Suffering and Jesus’ Friends (John 11:1-3)

John 11:1-3


1     Now a certain man was ill, Lazarus of Bethany, the village of Mary and her sister Martha. 2     It was Mary who anointed the Lord with ointment and wiped his feet with her hair, whose brother Lazarus was ill. 3     So the sisters sent to him, saying, “Lord, he whom you love is ill.”


            Lazarus is a man that we know almost nothing about.  His sisters, Mary and Martha appear in the Gospel According to Luke, and so we know that this family loved Jesus dearly.  And, from the words used by the sisters in verse three, it is clear that the family understood quite clearly that Jesus loved them dearly too.


            There is, however, a problem.  Lazarus is sick.  He is very sick.  In fact, the sisters fear for his life.  So, they send word to Jesus.  They do not tell him what to do.  They do not try to manipulate him in any way.  They simply call to him with the message that Lazarus, their brother and Jesus’ dear friend, is very sick.


            There is a lesson to be learned for us as we read this text, even before we see Jesus respond.  Many Christian teachers out there would have us believe that, if we are true followers of God, we will be relieved of the burden of suffering in this life.  There are many teachers who call us children of the King, and surmise that king’s children always have the best things in life.  But these teachers mislead their followers.


            Lazarus, Mary, and Martha were dear friends of Jesus.  Lazarus was beloved of Jesus.  And if the friends of God were to be free from suffering and granted success in all things, there is no question that Lazarus would not be going through what he presently suffers.


            Followers of God are by no means exempted from suffering in this life.  Honestly, the follower of God is actually open to more suffering, because we go through all the troubles that others in life may have, but we are also open to the persecution of a world that despises God and those who follow him.  Both Paul and Jesus promise us hardships in this life, and we dare not assume that the love of God will keep us from suffering hardships.

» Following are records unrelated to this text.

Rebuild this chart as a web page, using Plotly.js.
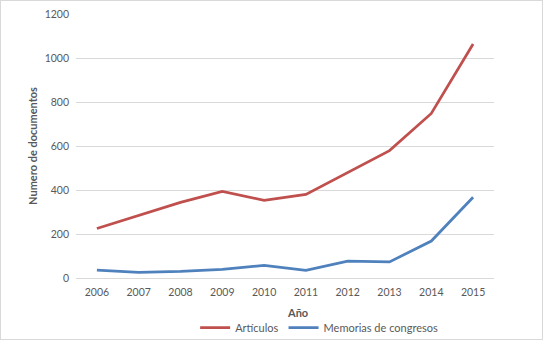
<!DOCTYPE html>
<html><head><meta charset="utf-8">
<script src="https://cdn.plot.ly/plotly-3.0.1.min.js"></script>
<style>
html,body{margin:0;padding:0;background:#fff;}
#chart{width:541px;height:338px;border:1px solid #d9d9d9;}
</style></head>
<body><div id="chart"></div>
<script>
const years = ["2006","2007","2008","2009","2010","2011","2012","2013","2014","2015"];
const articulos = [225, 286, 344, 394, 353, 380, 480, 579, 748, 1064];
const memorias = [36, 26, 30, 39, 57, 35, 77, 73, 168, 367];
const seriesNames = ["Artículos", "Memorias de congresos"];
const yTicks = [0, 200, 400, 600, 800, 1000, 1200];
const xTitle = "Año";
const yTitle = "Numero de documentos";

const font = "Lato, 'Open Sans', sans-serif";
const traces = [
  {x: years, y: articulos, name: seriesNames[0], type: "scatter", mode: "lines",
   line: {color: "#C0504D", width: 2.75}},
  {x: years, y: memorias, name: seriesNames[1], type: "scatter", mode: "lines",
   line: {color: "#4F81BD", width: 2.75}}
];
const layout = {
  width: 541, height: 338,
  margin: {l: 75, r: 48, t: 13, b: 61},
  paper_bgcolor: "#fff", plot_bgcolor: "#fff",
  font: {family: font, size: 10, color: "#595959"},
  showlegend: true,
  legend: {orientation: "h", xref: "paper", x: 0.285, xanchor: "left",
    yref: "container", y: 0.034, yanchor: "middle",
    font: {family: font, size: 11, color: "#595959"}, traceorder: "normal"},
  xaxis: {type: "category", range: [-0.5, 9.5], showgrid: false, zeroline: false,
    showline: false, ticks: "", ticklabelstandoff: 6, tickfont: {size: 10.5, color: "#595959"},
    title: {text: ""}},
  yaxis: {range: [0, 1200], tickvals: yTicks, showgrid: true, gridcolor: "#d9d9d9", gridwidth: 1,
    zeroline: true, zerolinecolor: "#d9d9d9", zerolinewidth: 1, showline: false, ticks: "",
    ticklabelstandoff: 6, tickfont: {size: 10.5, color: "#595959"},
    title: {text: yTitle, font: {family: font, size: 11, color: "#595959", weight: "bold"}, standoff: 4}},
  annotations: [{text: "<b>" + xTitle + "</b>", xref: "paper", yref: "paper", x: 0.53, y: -0.129,
    xanchor: "center", yanchor: "middle", showarrow: false,
    font: {family: font, size: 11, color: "#595959"}}]
};
Plotly.newPlot("chart", traces, layout, {displayModeBar: false, staticPlot: true});
</script></body></html>
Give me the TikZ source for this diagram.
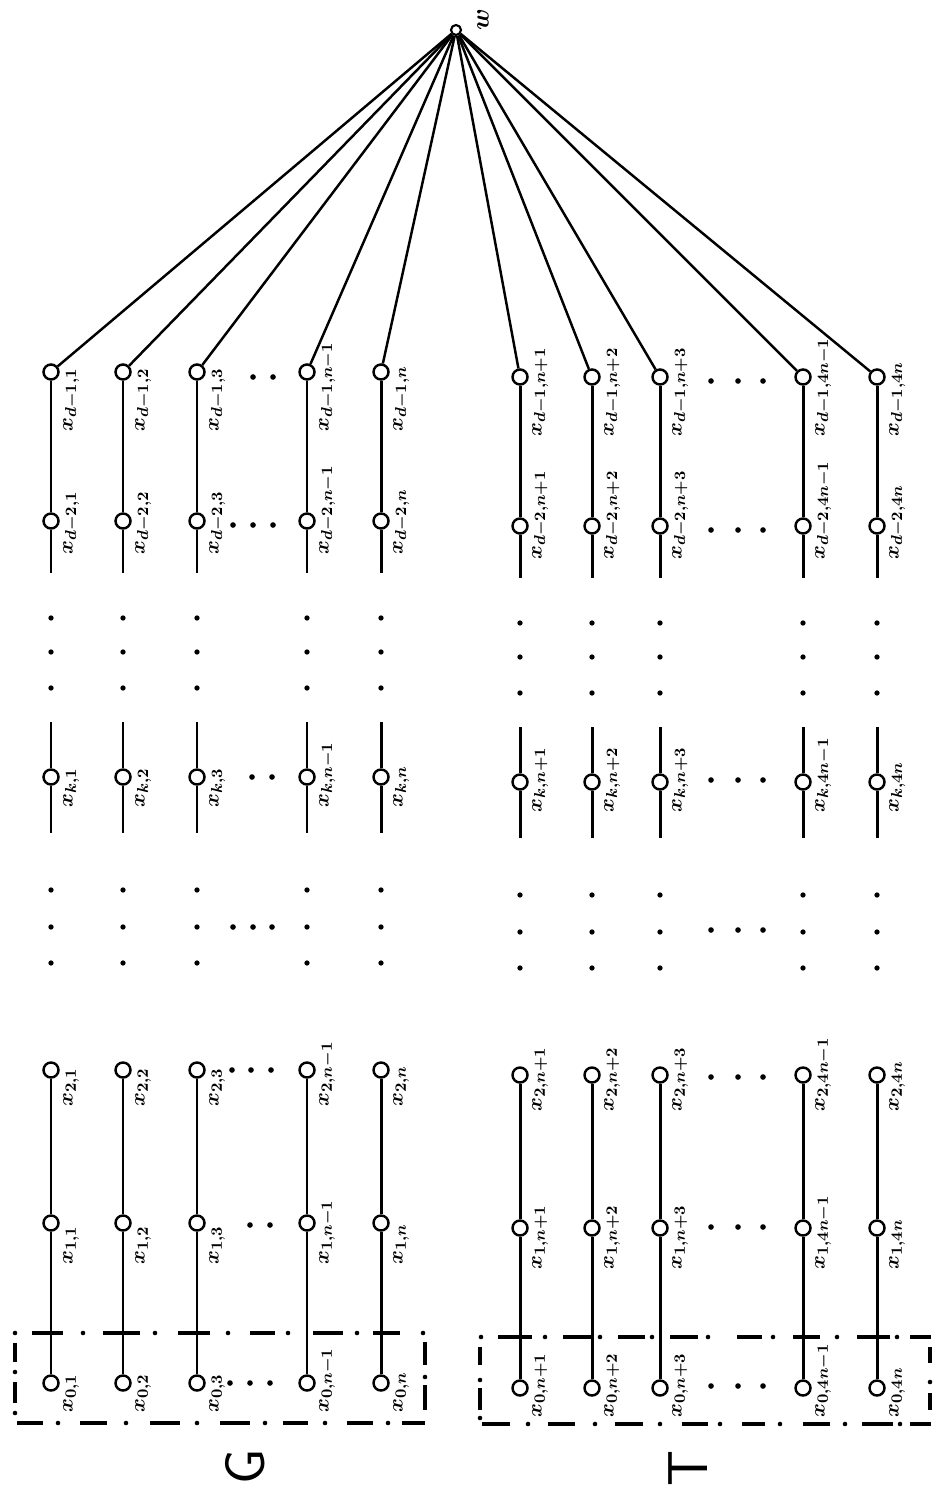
\documentclass[tikz,border=0pt]{standalone}
\begin{document}
\begin{tikzpicture}[x=0.02cm,y=-0.02cm,
  vert/.style={circle,draw,fill=white,line width=1.4pt,minimum size=0.3cm,inner sep=0pt},
  wl/.style={line width=1.7pt},
  edge/.style={line width=1.4pt},
  lab/.style={rotate=90,anchor=north west,inner sep=0pt,font=\boldmath\fontsize{13}{15}\selectfont},
  boxl/.style={line width=1.9pt},
  big/.style={rotate=90,font=\sffamily\fontsize{32}{36}\selectfont},
]
\useasboundingbox (0,0) rectangle (933,1486);
\node[vert,minimum size=0.2cm,line width=1.2pt] (w) at (456,30) {};
\node[rotate=90,font=\boldmath\fontsize{15}{17}\selectfont] (wlab) at (483,20) {$w$};

\foreach \c/\xx/\dy/\s in {1/51/0/1, 2/123/0/2, 3/197/0/3, 4/307/0/n-1, 5/381/0/n,
  6/520/5/n+1, 7/592/5/n+2, 8/660/5/n+3, 9/803/5/4n-1, 10/877/5/4n}{
  \node[vert] (a\c) at (\xx,372+\dy) {};
  \node[vert] (b\c) at (\xx,521+\dy) {};
  \coordinate (be\c) at (\xx,573+\dy);
  \coordinate (ks\c) at (\xx,722+\dy);
  \node[vert] (k\c) at (\xx,777+\dy) {};
  \coordinate (ke\c) at (\xx,833+\dy);
  \node[vert] (t\c) at (\xx,1070+\dy) {};
  \node[vert] (o\c) at (\xx,1223+\dy) {};
  \node[vert] (z\c) at (\xx,1383+\dy) {};
  \draw[wl] (a\c) -- (b\c) -- (be\c);
  \draw[wl] (ks\c) -- (k\c) -- (ke\c);
  \draw[wl] (t\c) -- (o\c) -- (z\c);
  \draw[edge] (w) -- (a\c);
  \foreach \yy in {618,652,688,890,927,963}
    \fill (\xx,\yy+\dy) circle (1.5pt);
  \node[lab] (la\c) at (\xx+12,432+\dy) {$x_{d-1,\s}$};
  \node[lab] (lb\c) at (\xx+12,555+\dy) {$x_{d-2,\s}$};
  \node[lab] (lk\c) at (\xx+12,808+\dy) {$x_{k,\s}$};
  \node[lab] (lt\c) at (\xx+12,1107+\dy) {$x_{2,\s}$};
  \node[lab] (lo\c) at (\xx+12,1265+\dy) {$x_{1,\s}$};
  \node[lab] (lz\c) at (\xx+12,1413+\dy) {$x_{0,\s}$};
}

% horizontal ellipsis dots, G
\foreach \p in {(253,377),(273,377),(233,525),(253,525),(273,525),(252,777),(272,777),
  (233,927),(253,927),(272,927),(232,1070),(251,1070),(271,1070),(250,1225),(270,1225),
  (230,1383),(250,1383),(270,1383)}
  \fill \p circle (1.6pt);
% horizontal ellipsis dots, T
\foreach \yy in {381,530,780,930,1077,1227,1386}
  \foreach \xx in {711,738,763}
    \fill (\xx,\yy) circle (1.6pt);

% G box (dash-dot)
\foreach \a/\b in {32/63,103/140,178/210,250/275,313/343,373/400}
  \draw[boxl] (\a,1333) -- (\b,1333);
\foreach \a in {15,83,155,228,288,357,423} \fill (\a,1333) circle (1.3pt);
\foreach \a/\b in {1343/1362,1382/1403} \draw[boxl] (15,\a) -- (15,\b);
\foreach \a in {1372,1413} \fill (15,\a) circle (1.3pt);
\foreach \a/\b in {17/43,80/107,150/180,220/250,283/308,347/373,402/425}
  \draw[boxl] (\a,1423) -- (\b,1423);
\foreach \a in {58,126,197,265,325,388} \fill (\a,1423) circle (1.3pt);
\foreach \a/\b in {1342/1365,1385/1410} \draw[boxl] (425,\a) -- (425,\b);
\foreach \a in {1377} \fill (425,\a) circle (1.3pt);

% T box (dash-dot)
\foreach \a/\b in {498/532,563/592,618/645,670/698,737/762,793/820,857/890,910/931}
  \draw[boxl] (\a,1337) -- (\b,1337);
\foreach \a in {481,545,600,652,708,773,837,897} \fill (\a,1337) circle (1.3pt);
\foreach \a/\b in {1347/1365,1388/1410} \draw[boxl] (480,\a) -- (480,\b);
\foreach \a in {1380,1418} \fill (480,\a) circle (1.3pt);
\foreach \a/\b in {482/510,548/575,615/643,682/708,742/765,803/830,862/893,910/931}
  \draw[boxl] (\a,1424) -- (\b,1424);
\foreach \a in {528,595,660,720,780,845,900} \fill (\a,1424) circle (1.3pt);
\foreach \a/\b in {1347/1363,1393/1410} \draw[boxl] (930,\a) -- (930,\b);
\foreach \a in {1382} \fill (930,\a) circle (1.3pt);

\node[big] (G) at (245,1467) {G};
\node[big] (T) at (688,1468) {T};
\end{tikzpicture}
\end{document}
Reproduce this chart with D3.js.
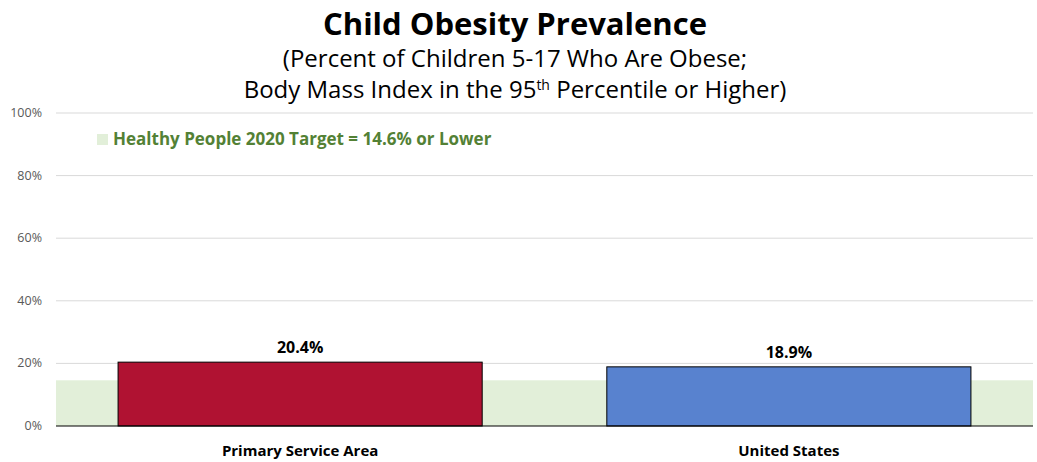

            With that said, I also want to point out that God gives us what we need to survive our hardships.  We may suffer, but we suffer not as the world suffers.  The world suffers without God and without genuine hope.  We suffer, when we suffer, with the presence of God’s Holy Spirit living within us.  If we are the members of a local church, when we suffer, we suffer in a community of others who are present to encourage us, to comfort us, and to ease our burdens.  No, we do not suffer as the world suffers.  But make no mistake, the love of God is not a magic talisman that frees us from the pains of this life.